From Theory to Practice: Evaluating Data Poisoning Attacks and Defenses in In-Context Learning on Social Media Health Discourse
Rabeya Amin Jhuma , Mostafa Mohaimen Akand Faisal
Published on arXiv
2510.03636
Data Poisoning Attack
OWASP ML Top 10 — ML02
Training Data Poisoning
OWASP LLM Top 10 — LLM03
Key Finding
Synonym replacement and negation insertion flipped sentiment labels in up to 67% of ICL predictions; Spectral Signature Defense restored logistic regression validation accuracy to 100% while maintaining ICL accuracy at ~46.7%.

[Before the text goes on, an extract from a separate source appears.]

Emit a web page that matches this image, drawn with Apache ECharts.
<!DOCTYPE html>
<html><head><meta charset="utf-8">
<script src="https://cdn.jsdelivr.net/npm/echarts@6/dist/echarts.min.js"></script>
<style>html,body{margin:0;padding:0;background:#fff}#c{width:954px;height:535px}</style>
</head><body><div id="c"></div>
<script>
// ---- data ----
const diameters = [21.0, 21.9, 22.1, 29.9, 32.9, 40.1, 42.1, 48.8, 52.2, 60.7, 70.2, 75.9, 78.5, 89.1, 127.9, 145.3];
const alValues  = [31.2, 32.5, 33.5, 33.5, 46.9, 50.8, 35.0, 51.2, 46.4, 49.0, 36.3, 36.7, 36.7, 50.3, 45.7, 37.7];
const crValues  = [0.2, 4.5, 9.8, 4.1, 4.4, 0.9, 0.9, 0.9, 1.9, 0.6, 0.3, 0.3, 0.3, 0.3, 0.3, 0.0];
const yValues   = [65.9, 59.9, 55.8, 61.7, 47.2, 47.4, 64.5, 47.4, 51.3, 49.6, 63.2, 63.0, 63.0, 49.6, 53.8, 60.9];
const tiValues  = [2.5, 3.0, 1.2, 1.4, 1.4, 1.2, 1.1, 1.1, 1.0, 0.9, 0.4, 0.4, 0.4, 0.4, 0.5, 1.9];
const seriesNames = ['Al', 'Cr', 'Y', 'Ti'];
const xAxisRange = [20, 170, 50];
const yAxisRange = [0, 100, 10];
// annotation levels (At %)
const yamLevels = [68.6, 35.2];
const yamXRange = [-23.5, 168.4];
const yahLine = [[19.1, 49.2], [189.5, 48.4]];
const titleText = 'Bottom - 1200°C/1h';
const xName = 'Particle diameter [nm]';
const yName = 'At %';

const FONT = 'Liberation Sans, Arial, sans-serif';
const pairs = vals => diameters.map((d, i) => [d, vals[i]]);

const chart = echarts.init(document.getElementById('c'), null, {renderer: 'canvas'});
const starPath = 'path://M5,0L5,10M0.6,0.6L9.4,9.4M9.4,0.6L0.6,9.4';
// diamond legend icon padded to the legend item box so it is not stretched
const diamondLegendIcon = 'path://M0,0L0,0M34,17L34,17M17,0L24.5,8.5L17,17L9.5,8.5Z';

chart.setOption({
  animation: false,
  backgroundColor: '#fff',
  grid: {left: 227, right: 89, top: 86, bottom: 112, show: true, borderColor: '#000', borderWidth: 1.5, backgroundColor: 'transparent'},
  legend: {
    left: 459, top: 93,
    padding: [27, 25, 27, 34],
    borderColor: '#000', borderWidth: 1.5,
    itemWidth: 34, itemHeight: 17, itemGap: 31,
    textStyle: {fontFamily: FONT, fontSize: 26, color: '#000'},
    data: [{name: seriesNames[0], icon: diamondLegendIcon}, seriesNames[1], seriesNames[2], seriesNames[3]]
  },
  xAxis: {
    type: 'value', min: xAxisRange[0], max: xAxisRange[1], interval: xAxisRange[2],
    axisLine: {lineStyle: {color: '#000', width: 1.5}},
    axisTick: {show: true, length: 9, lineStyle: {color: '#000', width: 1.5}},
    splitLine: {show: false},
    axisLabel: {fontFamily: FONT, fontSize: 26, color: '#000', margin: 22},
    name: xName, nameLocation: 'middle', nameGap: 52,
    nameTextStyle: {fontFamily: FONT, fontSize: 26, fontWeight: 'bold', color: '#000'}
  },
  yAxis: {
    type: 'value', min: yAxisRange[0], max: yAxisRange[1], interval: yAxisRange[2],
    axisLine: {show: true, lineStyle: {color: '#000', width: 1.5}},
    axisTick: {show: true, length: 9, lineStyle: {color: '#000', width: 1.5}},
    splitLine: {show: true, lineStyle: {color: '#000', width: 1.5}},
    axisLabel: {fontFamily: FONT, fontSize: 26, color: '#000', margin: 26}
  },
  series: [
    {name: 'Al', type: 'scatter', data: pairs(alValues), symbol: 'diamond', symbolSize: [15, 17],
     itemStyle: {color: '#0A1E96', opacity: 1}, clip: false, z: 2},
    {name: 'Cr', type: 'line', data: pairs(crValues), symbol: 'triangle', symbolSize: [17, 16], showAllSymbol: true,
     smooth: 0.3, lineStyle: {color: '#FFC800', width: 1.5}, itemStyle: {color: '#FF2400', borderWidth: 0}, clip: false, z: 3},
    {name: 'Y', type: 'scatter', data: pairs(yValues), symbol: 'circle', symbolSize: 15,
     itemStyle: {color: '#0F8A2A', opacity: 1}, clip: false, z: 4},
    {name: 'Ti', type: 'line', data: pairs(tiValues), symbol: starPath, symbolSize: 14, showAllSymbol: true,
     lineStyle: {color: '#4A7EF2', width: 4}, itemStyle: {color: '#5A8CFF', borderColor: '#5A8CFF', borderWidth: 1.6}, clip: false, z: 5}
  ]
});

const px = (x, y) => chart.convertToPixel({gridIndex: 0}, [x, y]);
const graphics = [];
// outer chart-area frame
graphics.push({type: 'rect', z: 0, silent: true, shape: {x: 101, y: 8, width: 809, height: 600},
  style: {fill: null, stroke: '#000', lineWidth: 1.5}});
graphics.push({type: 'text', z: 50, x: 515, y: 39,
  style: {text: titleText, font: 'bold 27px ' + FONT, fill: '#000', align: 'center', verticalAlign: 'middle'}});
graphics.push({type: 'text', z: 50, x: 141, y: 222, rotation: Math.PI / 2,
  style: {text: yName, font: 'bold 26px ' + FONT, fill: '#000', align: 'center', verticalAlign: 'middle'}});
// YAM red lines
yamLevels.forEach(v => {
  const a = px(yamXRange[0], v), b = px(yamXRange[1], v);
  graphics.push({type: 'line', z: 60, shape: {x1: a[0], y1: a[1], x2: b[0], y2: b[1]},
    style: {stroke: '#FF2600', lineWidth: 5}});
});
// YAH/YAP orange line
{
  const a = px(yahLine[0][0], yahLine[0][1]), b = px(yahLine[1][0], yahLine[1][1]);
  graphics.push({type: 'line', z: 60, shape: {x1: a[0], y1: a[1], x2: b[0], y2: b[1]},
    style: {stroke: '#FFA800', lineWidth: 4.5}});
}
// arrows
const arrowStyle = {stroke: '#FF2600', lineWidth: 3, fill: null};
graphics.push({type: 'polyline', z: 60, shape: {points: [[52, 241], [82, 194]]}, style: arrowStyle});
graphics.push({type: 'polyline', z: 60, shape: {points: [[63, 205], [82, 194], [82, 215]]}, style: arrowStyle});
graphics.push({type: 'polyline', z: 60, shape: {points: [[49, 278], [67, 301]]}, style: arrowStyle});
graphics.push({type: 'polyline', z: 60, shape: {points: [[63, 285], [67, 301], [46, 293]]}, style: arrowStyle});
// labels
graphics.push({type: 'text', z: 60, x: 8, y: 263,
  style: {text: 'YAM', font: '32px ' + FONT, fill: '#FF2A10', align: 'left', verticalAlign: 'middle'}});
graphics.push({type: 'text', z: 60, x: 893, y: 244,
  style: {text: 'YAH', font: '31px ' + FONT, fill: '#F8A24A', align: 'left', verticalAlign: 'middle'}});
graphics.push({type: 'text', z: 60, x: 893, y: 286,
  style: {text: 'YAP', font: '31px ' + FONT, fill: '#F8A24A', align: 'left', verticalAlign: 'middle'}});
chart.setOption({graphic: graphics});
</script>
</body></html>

Spectral Signature Defense
Novel technique introduced
This study explored how in-context learning (ICL) in large language models can be disrupted by data poisoning attacks in the setting of public health sentiment analysis. Using tweets of Human Metapneumovirus (HMPV), small adversarial perturbations such as synonym replacement, negation insertion, and randomized perturbation were introduced into the support examples. Even these minor manipulations caused major disruptions, with sentiment labels flipping in up to 67% of cases. To address this, a Spectral Signature Defense was applied, which filtered out poisoned examples while keeping the data's meaning and sentiment intact. After defense, ICL accuracy remained steady at around 46.7%, and logistic regression validation reached 100% accuracy, showing that the defense successfully preserved the dataset's integrity. Overall, the findings extend prior theoretical studies of ICL poisoning to a practical, high-stakes setting in public health discourse analysis, highlighting both the risks and potential defenses for robust LLM deployment. This study also highlights the fragility of ICL under attack and the value of spectral defenses in making AI systems more reliable for health-related social media monitoring.
Key Contributions
- Demonstrates that minor adversarial perturbations (synonym replacement, negation insertion, randomized perturbation) to ICL support examples cause up to 67% sentiment label flips in a public health tweet setting
- Applies and evaluates Spectral Signature Defense as a sanitization method for poisoned ICL demonstrations, preserving dataset integrity
- Extends ICL poisoning research from controlled benchmarks to a real-world, noisy public health social media domain (HMPV tweets)
🛡️ Threat Analysis
Core attack is poisoning in-context learning support examples (the 'data' conditioning the model) via synonym replacement, negation insertion, and randomized perturbation, causing up to 67% label flips; Spectral Signature Defense is evaluated as a data sanitization countermeasure.